Many women imagine their wedding day from when they’re just young girls. They picture the white dress, an adoring groom, stunning flowers, and a beautiful ceremony.
Unfortunately, most wedding gowns are only worn once before being saved in a box or hung in the back of a closet.
Some brides have dreams of passing their dress down to their daughters, but often the next generation doesn’t want the dress, usually because of outdated styles.
In one family, a handmade 1932 gown has never gone out of fashion. When María de la Peña was getting married in 1932, she didn’t have enough money to buy the couture wedding dress of her dreams. Instead, she decided to sew one herself.
When her granddaughter, Marta Prietto O’Hara, got engaged 50 years later, she planned to wear her mom’s dress. Unfortunately, she was disappointed to find that it was ruined.
Her mom suggested she wear María’s dress, and Marta immediately fell in love with it. The dress has been worn by two other family members as well, and more have claimed it for their future nuptials.
Marta shared the story of the gown on the Facebook page Love What Matters, where it got a lot of attention.
In less than 24 hours, the post had over 14,000 reactions and 430 shares.
The Story of the 1932 Wedding Gown… My maternal grandmother, María de la Peña, was born and raised in Mexico. She immigrated to the U.S. as a young lady and made her home in Los Angeles. She married my grandfather, Manuel Moreno, (also from Mexico) in 1932. She was a very accomplished seamstress from a very young age.
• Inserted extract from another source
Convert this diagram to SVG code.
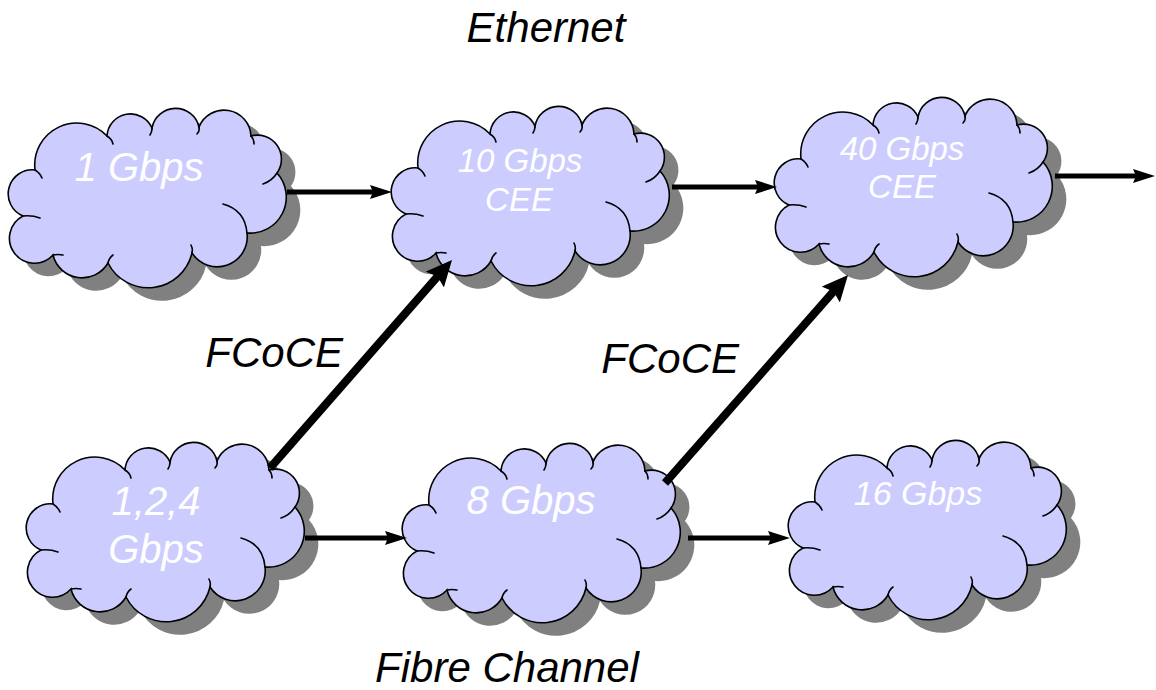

She and a girlfriend went window-shopping in L.A. where they found a couture dress in one of the shops. They set out to make the dress, based on the expensive version they saw on a mannequin.
The fabric is a crepe-backed satin silk and it is sown on the bias. The train was originally 9-10 feet long and she carried an oversized bouquet, primarily of green and white.
When I became engaged in 1982, I had planned to try on (and wear) my mother, Anita Prietto’s wedding dress, which was made by my grandmother, María Teresa (whom we called Grande). It had been cleaned and preserved in a giant box following my parents’ wedding in Los Angeles in 1957. Unfortunately, my mom’s dress had been ruined; the entire bodice was stained from a chemical used to preserve the dress.
My mother mentioned she had her mother’s dress in a box, and I should try it on. The only pictures we had from my grandmother’s dress did not show the dress well because they are in black and white, and the bouquet covers the majority of the dress.
Therefore, I never knew what it looked like until it came out of that box. The fabric is thick and rich, and at the same time, extremely soft and silky. And the color is a creamy gold.
Upon trying it on for the first time, I knew I would wear it and did not consider for one moment the thought of shopping for a gown. My teenaged sister, Elena, tried the dress on also at that time and vowed to wear it someday for her own wedding.
My grandmother was ecstatic that the dress was in such great condition. She and my mother got to work shortening the train and cutting a severe V into the back. It did not need hemming. It was a beautiful day May 14, 1983 when I wore it with all my grandparents present for my wedding. The dress then went back into the box.
My sister, Melinda, had her own vision when it came time for her wedding in 1984. Grande and my mom made her a beautiful white gown. When my sister, Anita, was to be married in 1987, she wanted to wear my grandmother’s wedding gown. My grandmother did not ‘allow’ her to do so, telling her she wanted to make her a custom dress and that my sister ‘had’ to wear white, not off-white.
My grandmother had a great sense of style and very strong opinions about fashion. She made all her daughters’ clothing and most of her own (including elaborate gowns and formal dresses). Another sister, Maria, opted to wear Anita’s dress made by my grandmother for her wedding in 1990.
My younger sister, Elena, was married in Los Angeles in 1997. She had been planning to wear it ever since she tried it on as a teen.
After Elena’s wedding, my mom was worried the process of dry-cleaning might damage the gown, so she threw it back in the flimsy box, and figured if it were to be worn again, she would deal with cleaning options at that point.
In 2017, the dress emerged from the box again, as I wanted my daughter, Pilar, to consider it for her wedding. Pilar tried it on, and, just as I had more than 30 years prior, she fell in love with the dress.
The dress was not altered after 1983, except to change the buttons, which were ruined when it got dry-cleaned in 2017 before Pilar and Nick’s wedding in September of 2017.
The three of us who wore Grande’s dress each tried to recreate her massive bouquet from 1932. Pilar’s florist did the best job with this task, as the pictures show.
All six of us, my four sisters and I, as well as Pilar wore my grandmother’s pearl earrings on our wedding day.
This dress carries the history and love of a simple Mexican woman with great class and style-sense. As the years go on, we realize just how valuable this shimmery dress is and the connection it makes to our grandmother (and great grandmother).
Our family is large and there is a very good chance this silky, dreamy, dress, hand-sown by our Grande, will be worn again. My grandmother would be humbled and embarrassed—but very pleased—to know the attention her gorgeous, handmade wedding dress has gained over the years. She died in 2008 at the age of 98.